Heutzutage sind es Horrorfilme, Fantasy-Geschichten und Science-Fiction-Romane, welche Spannend-Schauriges bis Märchenhaftes erzählen und in mythische Welten entführen. So aufgeklärt sich unsere Gesellschaft auch wähnt, dem Faszinosum des Übernatürlichen kann sie sich kaum entziehen. Dies beweisen die zahlreichen Blockbuster und Bestseller stets aufs Neue. Vom künstlerischen Anspruch ihrer Urheber einmal abgesehen, sind es weniger pädagogische Absichten, die dazu motivieren. Es geht um kommerziellen Nervenkitzel. Letzterer bemisst sich nicht zuletzt in barer Münze.

Anders bei den überlieferten, teils dramatischen Volkssagen, die man sich nicht nur im Bayerischen Wald zu Hauf erzählte. Sie sollten ihren Zuhörern aus der alten Agrargesellschaft vor allem Respekt einflößen. Die Schilderungen wollten auf drastische Weise vor Augen führen, was mit Draufgängern, Querköpfen und Ungläubigen passierte, sobald sie die vorgegebenen Spielregeln der Dorfgemeinschaft oder gesetzte religiöse Normen missachteten: Im regional überlieferten Erzählgut werden sie von der „Wilden Jagd“ mitgenommen, versinken von geheimnisvollen Lichterscheinungen irregeleitet im Moor, oder es holt sie der Teufel höchst persönlich.
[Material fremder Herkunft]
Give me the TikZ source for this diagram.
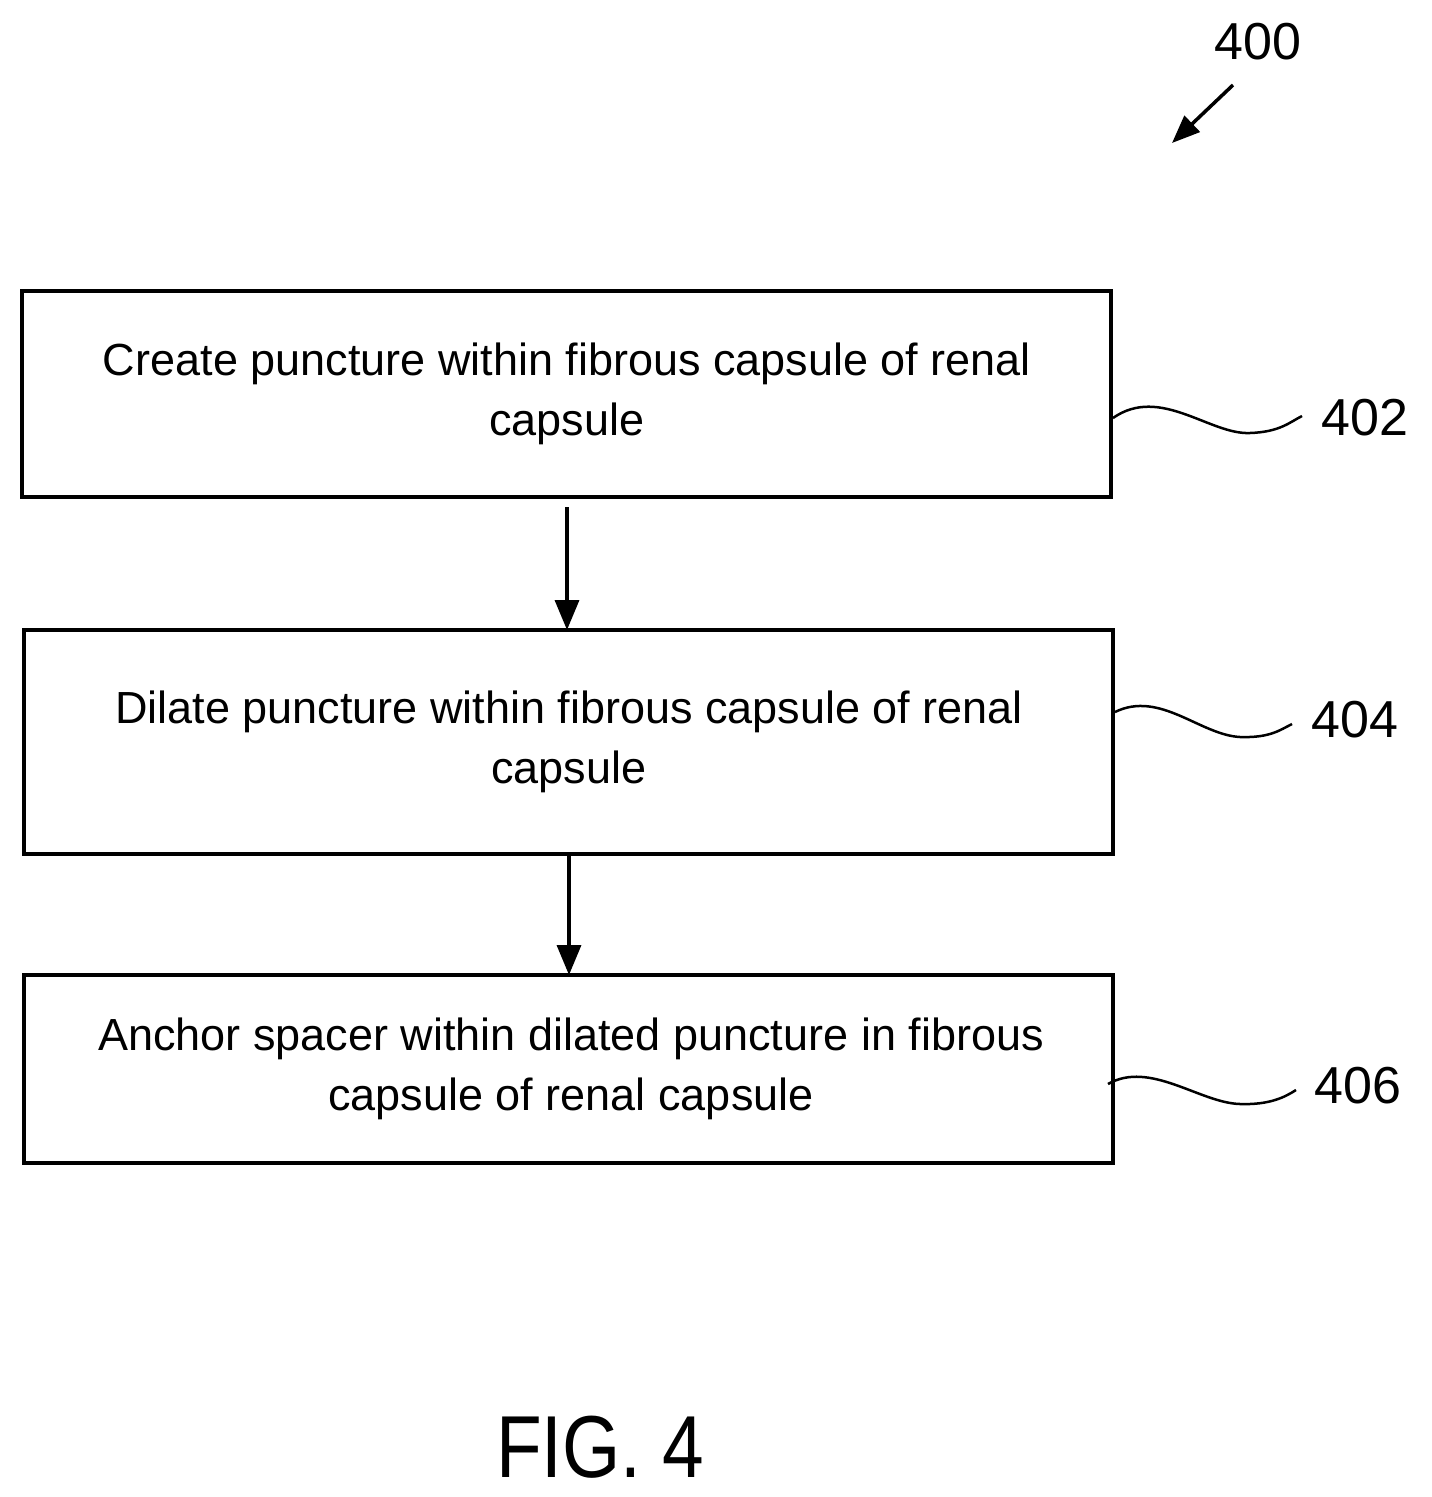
\documentclass[tikz,border=0pt]{standalone}
\usepackage{fontspec}
\setmainfont{Liberation Sans}
\usetikzlibrary{arrows.meta}
\begin{document}
\begin{tikzpicture}[x=1pt,y=-1pt,
  box/.style={draw,line width=3.5pt},
  txt/.style={align=center,font=\fontsize{45}{60}\selectfont},
  lbl/.style={font=\fontsize{52}{60}\selectfont},
  arr/.style={line width=3.5pt,-{Triangle[length=30pt,width=24pt]}},
  sq/.style={line width=2.5pt}]
\useasboundingbox (0,0) rectangle (1432,1497);
\draw[box] (22,291) rectangle (1111,497);
\draw[box] (24,630) rectangle (1113,854);
\draw[box] (24,975) rectangle (1113,1163);
\node[txt] (t1) at (567,394) {Create puncture within fibrous capsule of renal\\capsule};
\node[txt] (t2) at (569,742) {Dilate puncture within fibrous capsule of renal\\capsule};
\node[txt] (t3) at (571,1069) {Anchor spacer within dilated puncture in fibrous\\capsule of renal capsule};
\coordinate (a1) at (567,507); \coordinate (b1) at (567,630);
\coordinate (a2) at (569,854); \coordinate (b2) at (569,975);
\draw[arr] (a1) -- (b1);
\draw[arr] (a2) -- (b2);
\draw[sq] (1113,418) .. controls (1160,385) and (1210,435) .. (1250,433) .. controls (1280,432) and (1290,422) .. (1302,416);
\node[lbl] (l1) at (1365,418) {402};
\draw[sq] (1115,712) .. controls (1160,690) and (1200,735) .. (1240,737) .. controls (1270,738) and (1280,730) .. (1292,724);
\node[lbl] (l2) at (1355,720) {404};
\draw[sq] (1108,1084) .. controls (1150,1060) and (1200,1103) .. (1240,1104) .. controls (1270,1105) and (1285,1097) .. (1296,1090);
\node[lbl] (l3) at (1358,1086) {406};
\node[lbl] (l0) at (1258,42) {400};
\coordinate (p0) at (1233,85); \coordinate (q0) at (1172,143);
\draw[line width=3.5pt,-{Triangle[length=28pt,width=22pt]}] (p0) -- (q0);
\node[font=\fontsize{88}{100}\selectfont,xscale=0.85] (fig) at (600,1447) {FIG. 4};
\end{tikzpicture}
\end{document}
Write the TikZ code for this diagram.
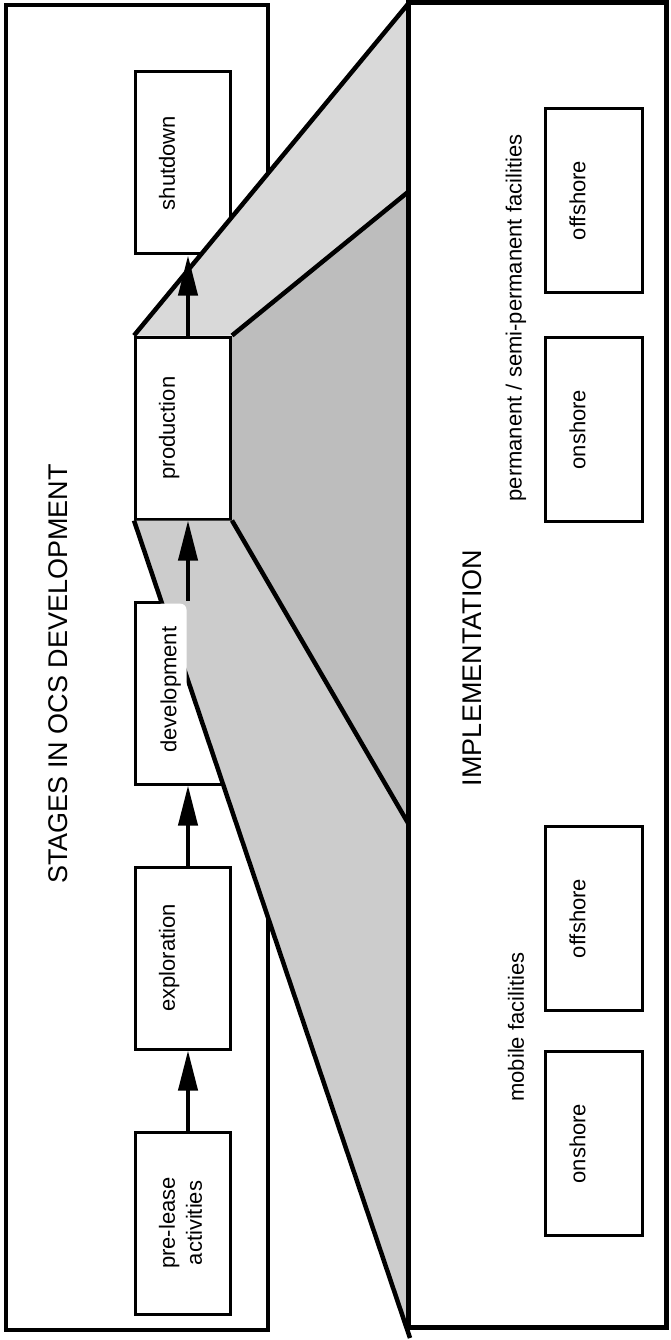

Dieser hinterlässt zur ewigen Warnung an die Zurückgebliebenen gerne seinen tierischen Fußabdruck als quasi höllische Visitenkarte auf Ziegel- und Pflastersteinen.

Viele Menschen mögen in diesen Überlieferungen den skurrilen Aberglauben aus vergangener Zeit erblicken. Doch wer sich die Sagen der Moderne, die „urban legends“ ansieht, wie sie im Internet kursieren und sich über soziale Medien verbreiten, staunt darüber, was angeblich wahr sein soll, weil es zum Beispiel „der Mutter der Freundin einer Bekannten so und nicht anders widerfahren“ sei: Diese wollte während einer nächtlichen Heimfahrt durch ein abgelegenes Waldstück im Rückspiegel plötzlich eine Schwarze Frau in ihrem Auto gesehen haben. Erschrocken angesprochen, wer sie sei, verschwand die geheimnisvolle Gestalt. Am nächsten Tag entdeckte die Autofahrerin ein schwarzes Band auf dem Rücksitz. Man habe herausgefunden, dass es jenes Band war, das auf dem Grabkreuz einer jüngst verstorbenen Nachbarin fehlte.

Es sind immer dieselben alten Motive, die von Untoten und Dämonen, Zauberern und Helden handeln, und es gibt sie weltweit. Deshalb liefern auch die beiden Großgruppen, die historisch-mythischen und die dämonologischen Sagen, die besten Storys. Man denke an die 1995 verfilmte König Artus-Sage aus der Völkerwanderungszeit mit ihrer Starbesetzung Sean Connery (Artus), Richard Gere (Lanzelot) und Julia Ormond (Guinevere). Und wer kennt nicht den US-amerikanischen Thriller „The Devil’s Advocate“, in den Hauptrollen Keanu Reeves als Anwalt und Al Pacino als Teufel?

Unsere entzauberte moderne Welt, in der jedes Phänomen seine Erklärung findet, zeigt sich genau aus diesem Grund dem scheinbar Übernatürlichen und Phantastischen gegenüber aufgeschlossen. So wundert es nicht, dass man die alten Sagen, die seit den Tagen der Brüder Grimm gesammelt werden und ganze Bücherschränke füllen, immer wieder neu erzählt.